Por Carmela Marcuzzo do Canto Cavalheiro
Advogada, professora de Direito Internacional na Unipampa
Antes de pensar no aguardado resultado final das eleições dos EUA, faz-se mister ressaltar o fato de que um presidente pode ser eleito, naquele país, sem ter a maioria dos votos populares. Devem ser recordados alguns eleitos mesmo sem essa maioria, casos de George W. Bush, em 2000, e Donald Trump, em 2016. Candidata pelo Partido Democrata em 2016, Hillary Rodham Clinton relembra, no livro What Happened (“O que aconteceu”), que, antes do atual pleito, havia sido a presidenciável que mais votos teve na história, atrás somente de Barack Obama, em 2008. Mesmo com seus mais de 65 milhões de votos, ela não ganhou a eleição, em um resultado tão inesperado que, após a derrota, recebeu telefonemas de ex-presidentes como Jimmy Carter e o republicano George W. Bush. Como Hillary relatou, não era um segredo que nem Bush, nem Carter são admiradores de Trump.
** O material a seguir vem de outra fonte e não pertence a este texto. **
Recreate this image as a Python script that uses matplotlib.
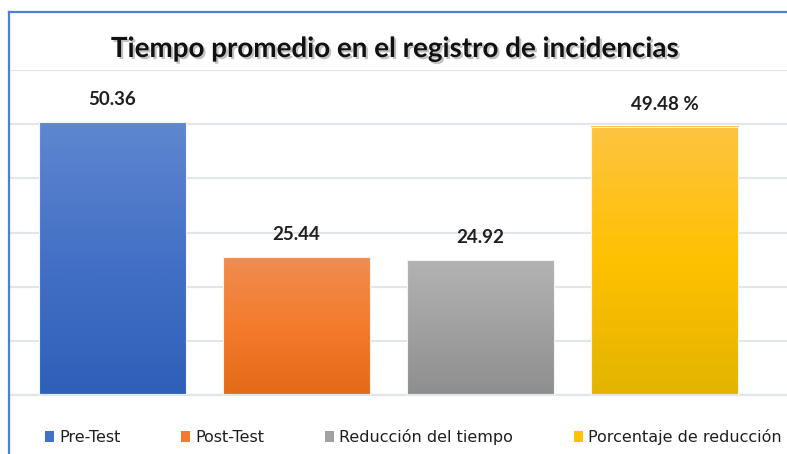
import numpy as np
import matplotlib.pyplot as plt
import matplotlib.patheffects as pe
from matplotlib.colors import LinearSegmentedColormap
from matplotlib.lines import Line2D
from matplotlib.patches import Patch

plt.rcParams['font.family'] = ['Lato', 'DejaVu Sans']

series = ['Pre-Test', 'Post-Test', 'Reducción del tiempo', 'Porcentaje de reducción']
values = [50.36, 25.44, 24.92, 49.48]
labels = ['50.36', '25.44', '24.92', '49.48 %']
top_colors = ['#5f87d0', '#f08c52', '#b2b2b2', '#fdc441']
mid_colors = ['#4471c6', '#f47b2c', '#a1a1a1', '#ffc100']
bot_colors = ['#2e60b9', '#e26a18', '#8e8e8e', '#e2b400']

W, H = 787, 454
fig = plt.figure(figsize=(W / 100, H / 100), dpi=100)
fig.patch.set_facecolor('white')

# plot area runs past the right edge of the figure
left, right, bottom, top = 10, 800, 395, 70
ax = fig.add_axes([left / W, (H - bottom) / H, (right - left) / W, (bottom - top) / H])

x = np.arange(len(values))
width = 0.8
grad = np.linspace(0, 1, 256).reshape(-1, 1)
for i, v in enumerate(values):
    cmap = LinearSegmentedColormap.from_list('g%d' % i, [bot_colors[i], mid_colors[i], top_colors[i]])
    ax.imshow(grad, extent=[x[i] - width / 2, x[i] + width / 2, 0, v], origin='lower',
              aspect='auto', cmap=cmap, zorder=2)
    ax.bar(x[i], v, width, facecolor='none', edgecolor='#f4f4f4', linewidth=0.8, zorder=3)
    ax.annotate(labels[i], (x[i], v), xytext=(0, 10), textcoords='offset points',
                ha='center', va='bottom', fontsize=13.5, fontweight='bold', color='#1f1f1f')

x0 = (left - 112.5) / 184
x1 = (right - 112.5) / 184
ax.set_xlim(x0, x1)
ax.set_ylim(0, 60)
ax.set_yticks(np.arange(0, 61, 10))
ax.grid(axis='y', color='#e2e5ea', linewidth=1.6, zorder=0)
ax.set_axisbelow(True)
ax.tick_params(left=False, bottom=False, labelleft=False, labelbottom=False)
for s in ['left', 'right', 'top']:
    ax.spines[s].set_visible(False)
ax.spines['bottom'].set_color('#e2e5ea')
ax.spines['bottom'].set_linewidth(1.6)

title = fig.text(395 / W, 1 - 49 / H, 'Tiempo promedio en el registro de incidencias',
                 ha='center', va='center', fontsize=20, fontweight='bold', color='#111111')
title.set_path_effects([pe.SimplePatchShadow(offset=(1.5, -1.5), shadow_rgbFace='#777777', alpha=0.45),
                        pe.Normal()])

handles = [Patch(facecolor=mid_colors[i], edgecolor='none') for i in range(len(series))]
fig.legend(handles, series, loc='center left', bbox_to_anchor=(45 / W, 1 - 437 / H), ncol=4,
           frameon=False, handlelength=0.58, handleheight=0.7, handletextpad=0.3,
           columnspacing=3.8, borderaxespad=0, borderpad=0,
           prop={'family': ['Liberation Sans Narrow', 'DejaVu Sans'], 'size': 11.5},
           labelcolor='#1f1f1f')

# outer chart frame (left and top edges)
frame_col = '#4f80d6'
fig.add_artist(Line2D([8.5 / W, 8.5 / W], [0, 1 - 11.5 / H], color=frame_col, linewidth=1.6))
fig.add_artist(Line2D([8.5 / W, 1], [1 - 11.5 / H, 1 - 11.5 / H], color=frame_col, linewidth=1.6))

fig.savefig('out.png', dpi=100)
Na área do direito internacional e das relações internacionais, o atual presidente dos EUA conduz a política externa de modo avesso ao multilateralismo. Além disso, nos últimos quatro anos dificultou relações com regiões com as quais até então os EUA conservavam reciprocidade histórica, como a União Europeia. A Alemanha, com sua chanceler, Angela Merkel, é um exemplo de mudança de inserção internacional após o efeito Trump: segundo Merkel, tornou-se fundamental estabelecer novas alianças, pois o presidente estadunidense não é um líder confiável.
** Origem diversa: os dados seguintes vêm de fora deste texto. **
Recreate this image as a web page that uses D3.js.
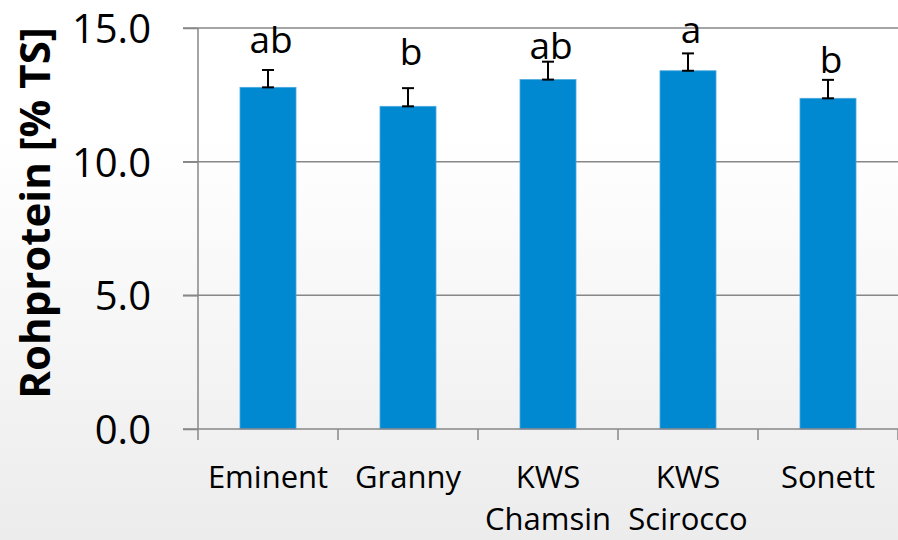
<!DOCTYPE html>
<html>
<head>
<meta charset="utf-8">
<script src="https://cdn.jsdelivr.net/npm/d3@7"></script>
<style>
  html, body { margin: 0; padding: 0; }
  svg { display: block; }
  text { font-family: "Open Sans", sans-serif; fill: #000; }
</style>
</head>
<body>
<svg id="chart" width="898" height="540"></svg>
<script>
const categories = ["Eminent", "Granny", "KWS Chamsin", "KWS Scirocco", "Sonett"];
const categoryLines = [["Eminent"], ["Granny"], ["KWS", "Chamsin"], ["KWS", "Scirocco"], ["Sonett"]];
const values = [12.78, 12.07, 13.07, 13.40, 12.37];
const errors = [0.65, 0.68, 0.67, 0.65, 0.69];
const letters = ["ab", "b", "ab", "a", "b"];
const letterLevels = [14.06, 13.62, 13.83, 14.45, 13.31];
const yTicks = [0, 5, 10, 15];
const yTitle = "Rohprotein [% TS]";

const svg = d3.select("#chart");
const W = 898, H = 540;

const defs = svg.append("defs");
const grad = defs.append("linearGradient").attr("id", "bg").attr("x1", 0).attr("y1", 0).attr("x2", 0).attr("y2", 1);
grad.append("stop").attr("offset", "0%").attr("stop-color", "#ffffff");
grad.append("stop").attr("offset", "25%").attr("stop-color", "#ffffff");
grad.append("stop").attr("offset", "100%").attr("stop-color", "#ececec");
svg.append("rect").attr("width", W).attr("height", H).attr("fill", "url(#bg)");

const x = d3.scaleBand().domain(categories).range([198, 898]).paddingInner(0.6).paddingOuter(0.3);
const y = d3.scaleLinear().domain([0, 15]).range([429, 28]);
const gridColor = "#878787";

// gridlines
svg.append("g").selectAll("line").data(yTicks.filter(d => d > 0)).join("line")
  .attr("x1", 183).attr("x2", 898)
  .attr("y1", d => y(d)).attr("y2", d => y(d))
  .attr("stroke", gridColor).attr("stroke-width", 1.5);

// y axis
const yAxis = svg.append("g").attr("transform", "translate(198,0)")
  .call(d3.axisLeft(y).tickValues(yTicks).tickFormat(d3.format(".1f")).tickSize(15).tickPadding(32));
yAxis.select(".domain").attr("stroke", gridColor).attr("stroke-width", 1.5).attr("d", `M0,${y(15)}V${y(0)}`);
yAxis.selectAll(".tick line").attr("stroke", gridColor).attr("stroke-width", 1.5);
yAxis.selectAll(".tick text").attr("font-family", "Open Sans").attr("font-size", 40).attr("fill", "#000").attr("dy", "0.36em");

// bars
svg.append("g").selectAll("rect").data(categories).join("rect")
  .attr("x", d => x(d)).attr("width", x.bandwidth())
  .attr("y", (d, i) => y(values[i])).attr("height", (d, i) => y(0) - y(values[i]))
  .attr("fill", "#0089d1").attr("stroke", "#4aa9e0").attr("stroke-width", 0.8);

// x axis
const xTickPos = d3.range(categories.length + 1).map(i => 198 + i * x.step());
svg.append("line").attr("x1", 183).attr("x2", 898).attr("y1", y(0)).attr("y2", y(0))
  .attr("stroke", gridColor).attr("stroke-width", 1.5);
svg.append("g").selectAll("line").data(xTickPos).join("line")
  .attr("x1", d => d).attr("x2", d => d).attr("y1", y(0)).attr("y2", y(0) + 11)
  .attr("stroke", gridColor).attr("stroke-width", 1.5);

const xl = svg.append("g").selectAll("text").data(categories).join("text")
  .attr("text-anchor", "middle").attr("font-size", 31)
  .attr("x", d => x(d) + x.bandwidth() / 2).attr("y", 488);
xl.each(function(d, i) {
  const t = d3.select(this);
  categoryLines[i].forEach((ln, j) => {
    t.append("tspan").attr("x", x(d) + x.bandwidth() / 2).attr("dy", j === 0 ? 0 : 42).text(ln);
  });
});

// error bars
const eb = svg.append("g").attr("stroke", "#000").attr("stroke-width", 2);
categories.forEach((c, i) => {
  const cx = x(c) + x.bandwidth() / 2;
  const y0 = y(values[i]), y1 = y(values[i] + errors[i]);
  eb.append("line").attr("x1", cx).attr("x2", cx).attr("y1", y0).attr("y2", y1);
  eb.append("line").attr("x1", cx - 6).attr("x2", cx + 6).attr("y1", y1).attr("y2", y1);
  eb.append("line").attr("x1", cx - 6).attr("x2", cx + 6).attr("y1", y0).attr("y2", y0);
});

// letters
svg.append("g").selectAll("text").data(categories).join("text")
  .attr("text-anchor", "middle").attr("font-size", 37)
  .attr("x", d => x(d) + x.bandwidth() / 2 + 3)
  .attr("y", (d, i) => y(letterLevels[i]))
  .text((d, i) => letters[i]);

// y title
svg.append("text").attr("transform", "translate(50,213) rotate(-90)")
  .attr("text-anchor", "middle").attr("font-weight", "bold").attr("font-size", 42)
  .text(yTitle);
</script>
</body>
</html>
No caso do Brasil, existe uma admiração incontestável por parte de Jair Bolsonaro em relação ao presidente Trump. No entanto, ao verificar a possível vitória de Joe Biden (não confirmada oficialmente até a publicação deste texto), a estratégia do governo brasileiro é tentar se aproximar do candidato, ainda que não tenha obtido sucesso. Curiosamente, o presidente do partido de esquerda do México, Andrés Manuel López Obrador, também é admirador de Trump, mesmo que Trump tenha defendido a construção do muro que separa os EUA do México. Seu slogan de campanha, em 2016, havia sido “Build a wall and make Mexico pay for it”, ou seja, “construir o muro e fazer o México pagar por ele”. Obrador e Bolsonaro, contudo, são exceções em uma sociedade internacional perplexa com o modus operandi das relações internacionais de Trump, incluindo aí a sua condução da pandemia da covid-19.
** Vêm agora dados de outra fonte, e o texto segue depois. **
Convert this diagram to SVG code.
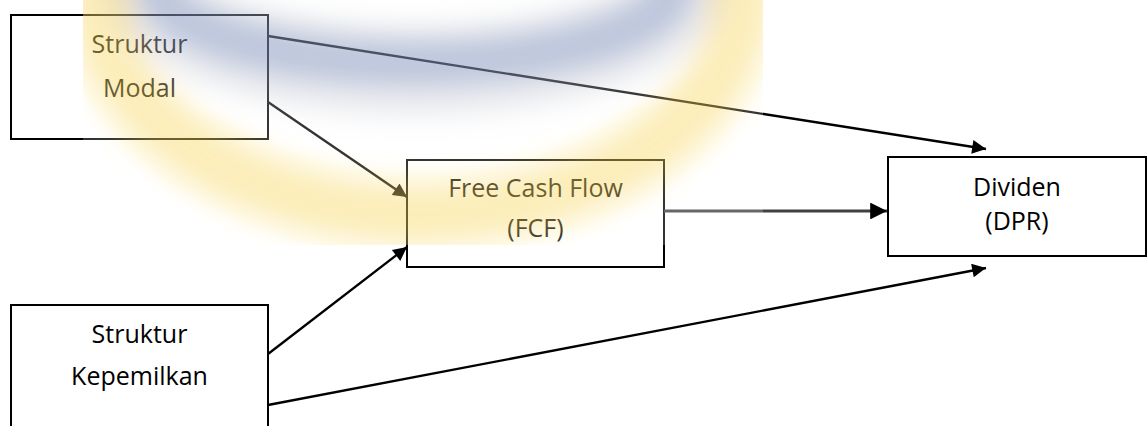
<svg xmlns="http://www.w3.org/2000/svg" width="1148" height="426" viewBox="0 0 1148 426">
<style>
.box{fill:#fff;stroke:#000;stroke-width:2}
.lbl{font-family:"Open Sans","Liberation Sans",sans-serif;font-size:25px;fill:#000;text-anchor:middle}
.con{stroke:#000;stroke-width:2.3;fill:none;marker-end:url(#ah)}
</style>
<defs>
<marker id="ah" viewBox="0 0 10 10" refX="10" refY="5" markerWidth="7.5" markerHeight="6" markerUnits="strokeWidth" orient="auto">
<path d="M0,0 L10,5 L0,10 z" fill="#000"/>
</marker>
<clipPath id="wm"><rect x="83" y="0" width="680" height="245"/></clipPath>
<filter id="bl" x="-30%" y="-30%" width="160%" height="160%"><feGaussianBlur stdDeviation="13"/></filter>
</defs>
<rect width="1148" height="426" fill="#fff"/>
<g id="n1"><rect class="box" x="11" y="15" width="257" height="124"/>
<text class="lbl" x="139.5" y="53">Struktur</text><text class="lbl" x="139.5" y="97">Modal</text></g>
<g id="n2"><rect class="box" x="407" y="160" width="257" height="107"/>
<text class="lbl" x="535.5" y="197">Free Cash Flow</text><text class="lbl" x="535.5" y="237">(FCF)</text></g>
<g id="n3"><rect class="box" x="888" y="157" width="258" height="99"/>
<text class="lbl" x="1017" y="196">Dividen</text><text class="lbl" x="1017" y="230">(DPR)</text></g>
<g id="n4"><rect class="box" x="11" y="305" width="257" height="130"/>
<text class="lbl" x="139.5" y="343">Struktur</text><text class="lbl" x="139.5" y="385">Kepemilkan</text></g>
<g id="connectors">
<line class="con" x1="268" y1="36" x2="986" y2="149"/>
<line class="con" x1="268" y1="102" x2="407" y2="197"/>
<line class="con" x1="664" y1="211" x2="887" y2="211" style="stroke:#404040;stroke-width:2.8"/>
<line class="con" x1="268" y1="354" x2="407" y2="247"/>
<line class="con" x1="268" y1="405" x2="986" y2="268"/>
</g>
<g id="watermark" clip-path="url(#wm)">
<rect x="83" y="0" width="680" height="245" fill="#fff" opacity="0.2"/>
<g filter="url(#bl)">
<ellipse cx="415" cy="-25" rx="270" ry="95" fill="none" stroke="#9aa0b0" stroke-width="90" opacity="0.22"/>
<ellipse cx="415" cy="-15" rx="258" ry="78" fill="none" stroke="#4a64ae" stroke-width="45" opacity="0.28"/>
<ellipse cx="420" cy="-8" rx="322" ry="222" fill="none" stroke="#f5c81e" stroke-width="64" opacity="0.3"/>
</g>
</g>
</svg>
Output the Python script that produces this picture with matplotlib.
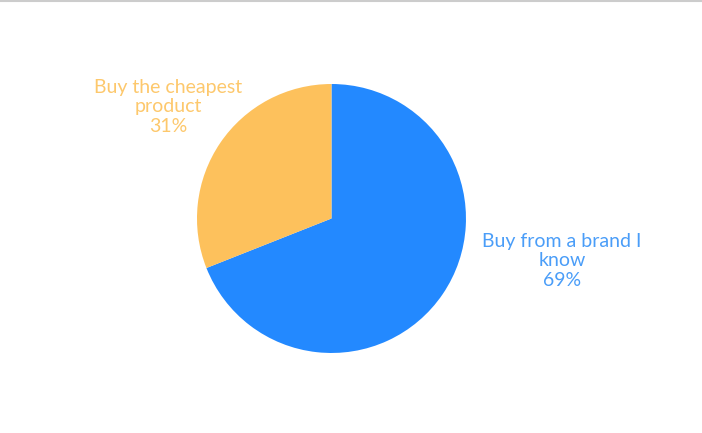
import matplotlib.pyplot as plt
from matplotlib.lines import Line2D

labels = ["Buy from a brand I\nknow", "Buy the cheapest\nproduct"]
values = [69, 31]
colors = ["#2389FF", "#FDC15C"]
text_colors = ["#4A9DF8", "#FDC86C"]

plt.rcParams['font.family'] = ['Lato', 'DejaVu Sans']

fig = plt.figure(figsize=(7.02, 4.33), dpi=100)
ax = fig.add_axes([0.2806, 0.1848, 0.3832, 0.6212])
ax.pie(values, colors=colors, startangle=90, counterclock=False,
       wedgeprops={'linewidth': 0})
ax.set_xlim(-1, 1)
ax.set_ylim(-1, 1)
ax.set_aspect('equal')

# label positions in data units (outside the pie)
label_pos = [(1.714, -0.316), (-1.216, 0.829)]
for lab, v, c, (x, y) in zip(labels, values, text_colors, label_pos):
    ax.text(x, y, f"{lab}\n{v}%", color=c, fontsize=14, ha='center',
            va='center', linespacing=1.15, clip_on=False)

# thin gray border at the top
fig.add_artist(Line2D([0, 1], [0.998, 0.998], color='#cccccc', lw=1.5,
                      transform=fig.transFigure))

fig.savefig("out.png", dpi=100)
O presidente dos EUA denunciou o Acordo de Paris, que tem como objetivo fortalecer a resposta global de ameaça à mudança do clima, sendo um importante tratado multilateral para a temática ambiental. E, também, o Tratado para a Eliminação de Mísseis Nucleares de Curto e Médio Alcance (INF), um acordo bilateral entre EUA e Rússia na doutrina da manutenção de destruição mútua assegurada (MAD) utilizada a partir da Guerra Fria. Trump disse que não permaneceria em um tratado bilateral que a Rússia não respeita. Na Organização Mundial de Comércio (OMC), o atual presidente estadunidense deixou de nomear os juízes para o Órgão de Apelação, prejudicando todos os julgamentos sobre medidas a serem tomadas em áreas como salvaguardas, antidumping e antissubsídios.
Em quatros anos, a política externa de Trump foi nefasta para a sociedade internacional, interrompendo vários tratados internacionais que seus antecessores haviam negociado habilidosamente. Para o Brasil, vale ressaltar, é fundamental a utilização do sistema multilateral, pois nele as assimetrias se tornam menos evidentes e os países conseguem negociar em um patamar mais igualitário. Para uma potência como os EUA não faz muita diferença, mas ao Brasil é mais vantajoso negociar em bases multilaterais do que bilaterais. A vitória de Biden, se confirmada, pode retomar a possibilidade de maior protagonismo do multilateralismo, pois o candidato democrata se posicionou no sentido de retomar o diálogo com a Organização Mundial da Saúde (OMS), assim como o Acordo de Paris e, ainda, a aproximação com a OMC.